──────── SOURCE DATA ────────

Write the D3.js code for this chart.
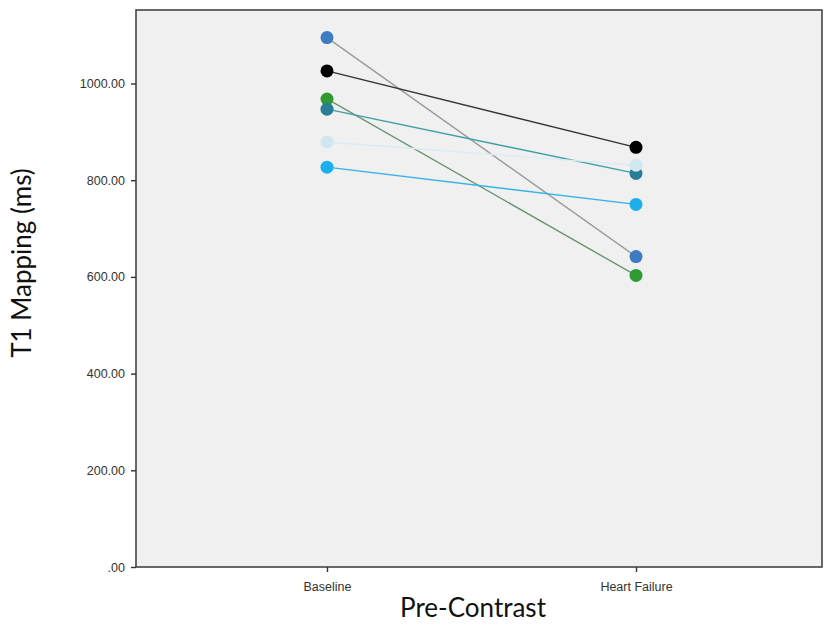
<!DOCTYPE html>
<html><head><meta charset="utf-8">
<script src="https://cdn.jsdelivr.net/npm/d3@7"></script>
<style>body{margin:0;background:#fff;} svg{display:block;}</style>
</head><body>
<svg id="chart" width="825" height="634"></svg>
<script>
const categories = ["Baseline", "Heart Failure"];
const subjects = ["s1", "s2", "s3", "s4", "s5", "s6"];
const baselineValues = [1095, 1026, 968, 947, 879, 827];
const heartFailureValues = [642, 868, 603, 814, 831, 750];
const pointColors = ["#3d7cc0", "#000000", "#2f9a32", "#2a7d96", "#cfe7ee", "#1bb0ec"];
const lineColors = ["#9a9a9a", "#333333", "#6b9470", "#3e9ea8", "#d9ecf1", "#35b2e6"];
const yTicks = [0, 200, 400, 600, 800, 1000];

(function () {
const svg = d3.select("#chart");
const pLeft = 136, pRight = 822, pTop = 10, pBottom = 567;

const x = d3.scalePoint().domain(categories).range([327, 636]);
const y = d3.scaleLinear().domain([0, 1000]).range([pBottom, 83.5]);

svg.append("rect").attr("x", pLeft).attr("y", pTop).attr("width", pRight - pLeft).attr("height", pBottom - pTop)
  .attr("fill", "#f0f0f0");

svg.append("rect").attr("x", pLeft).attr("y", pTop).attr("width", pRight - pLeft).attr("height", pBottom - pTop)
  .attr("fill", "none").attr("stroke", "#444").attr("stroke-width", 1.6);

const yAxis = d3.axisLeft(y).tickValues(yTicks).tickSize(5).tickPadding(6)
  .tickFormat(d => d === 0 ? ".00" : d3.format(".2f")(d));
const gy = svg.append("g").attr("transform", `translate(${pLeft},0)`).call(yAxis);
gy.select(".domain").remove();
gy.selectAll("line").attr("stroke", "#333").attr("stroke-width", 1.4);
gy.selectAll("text").attr("font-family", "Liberation Sans, Arial, sans-serif").attr("font-size", 12.5).attr("fill", "#333");

const xAxis = d3.axisBottom(x).tickSize(5).tickPadding(10);
const gx = svg.append("g").attr("transform", `translate(0,${pBottom})`).call(xAxis);
gx.select(".domain").remove();
gx.selectAll("line").attr("stroke", "#333").attr("stroke-width", 1.4);
gx.selectAll("text").attr("font-family", "Liberation Sans, Arial, sans-serif").attr("font-size", 12.5).attr("fill", "#333");

const g = svg.append("g");
subjects.forEach((s, i) => {
  g.append("line")
    .attr("x1", x(categories[0])).attr("y1", y(baselineValues[i]))
    .attr("x2", x(categories[1])).attr("y2", y(heartFailureValues[i]))
    .attr("stroke", lineColors[i]).attr("stroke-width", 1.4);
});
subjects.forEach((s, i) => {
  [baselineValues[i], heartFailureValues[i]].forEach((v, j) => {
    g.append("circle").attr("cx", x(categories[j])).attr("cy", y(v)).attr("r", 6.5)
      .attr("fill", pointColors[i]);
  });
});

svg.append("text").attr("x", 473).attr("y", 617).attr("text-anchor", "middle")
  .attr("font-family", "Lato, 'Open Sans', sans-serif").attr("font-size", 26).attr("fill", "#111")
  .text("Pre-Contrast");
svg.append("text").attr("transform", "translate(31,263) rotate(-90)").attr("text-anchor", "middle")
  .attr("font-family", "Lato, 'Open Sans', sans-serif").attr("font-size", 26).attr("fill", "#111")
  .text("T1 Mapping (ms)");
})();
</script>
</body></html>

────────

:: REQUIREMENT ::
Without the pictures, print the whole listing exactly as given.

:: THE OUTPUT ::
Write the D3.js code for this chart.
<!DOCTYPE html>
<html><head><meta charset="utf-8">
<script src="https://cdn.jsdelivr.net/npm/d3@7"></script>
<style>body{margin:0;background:#fff;} svg{display:block;}</style>
</head><body>
<svg id="chart" width="825" height="634"></svg>
<script>
const categories = ["Baseline", "Heart Failure"];
const subjects = ["s1", "s2", "s3", "s4", "s5", "s6"];
const baselineValues = [1095, 1026, 968, 947, 879, 827];
const heartFailureValues = [642, 868, 603, 814, 831, 750];
const pointColors = ["#3d7cc0", "#000000", "#2f9a32", "#2a7d96", "#cfe7ee", "#1bb0ec"];
const lineColors = ["#9a9a9a", "#333333", "#6b9470", "#3e9ea8", "#d9ecf1", "#35b2e6"];
const yTicks = [0, 200, 400, 600, 800, 1000];

(function () {
const svg = d3.select("#chart");
const pLeft = 136, pRight = 822, pTop = 10, pBottom = 567;

const x = d3.scalePoint().domain(categories).range([327, 636]);
const y = d3.scaleLinear().domain([0, 1000]).range([pBottom, 83.5]);

svg.append("rect").attr("x", pLeft).attr("y", pTop).attr("width", pRight - pLeft).attr("height", pBottom - pTop)
  .attr("fill", "#f0f0f0");

svg.append("rect").attr("x", pLeft).attr("y", pTop).attr("width", pRight - pLeft).attr("height", pBottom - pTop)
  .attr("fill", "none").attr("stroke", "#444").attr("stroke-width", 1.6);

const yAxis = d3.axisLeft(y).tickValues(yTicks).tickSize(5).tickPadding(6)
  .tickFormat(d => d === 0 ? ".00" : d3.format(".2f")(d));
const gy = svg.append("g").attr("transform", `translate(${pLeft},0)`).call(yAxis);
gy.select(".domain").remove();
gy.selectAll("line").attr("stroke", "#333").attr("stroke-width", 1.4);
gy.selectAll("text").attr("font-family", "Liberation Sans, Arial, sans-serif").attr("font-size", 12.5).attr("fill", "#333");

const xAxis = d3.axisBottom(x).tickSize(5).tickPadding(10);
const gx = svg.append("g").attr("transform", `translate(0,${pBottom})`).call(xAxis);
gx.select(".domain").remove();
gx.selectAll("line").attr("stroke", "#333").attr("stroke-width", 1.4);
gx.selectAll("text").attr("font-family", "Liberation Sans, Arial, sans-serif").attr("font-size", 12.5).attr("fill", "#333");

const g = svg.append("g");
subjects.forEach((s, i) => {
  g.append("line")
    .attr("x1", x(categories[0])).attr("y1", y(baselineValues[i]))
    .attr("x2", x(categories[1])).attr("y2", y(heartFailureValues[i]))
    .attr("stroke", lineColors[i]).attr("stroke-width", 1.4);
});
subjects.forEach((s, i) => {
  [baselineValues[i], heartFailureValues[i]].forEach((v, j) => {
    g.append("circle").attr("cx", x(categories[j])).attr("cy", y(v)).attr("r", 6.5)
      .attr("fill", pointColors[i]);
  });
});

svg.append("text").attr("x", 473).attr("y", 617).attr("text-anchor", "middle")
  .attr("font-family", "Lato, 'Open Sans', sans-serif").attr("font-size", 26).attr("fill", "#111")
  .text("Pre-Contrast");
svg.append("text").attr("transform", "translate(31,263) rotate(-90)").attr("text-anchor", "middle")
  .attr("font-family", "Lato, 'Open Sans', sans-serif").attr("font-size", 26).attr("fill", "#111")
  .text("T1 Mapping (ms)");
})();
</script>
</body></html>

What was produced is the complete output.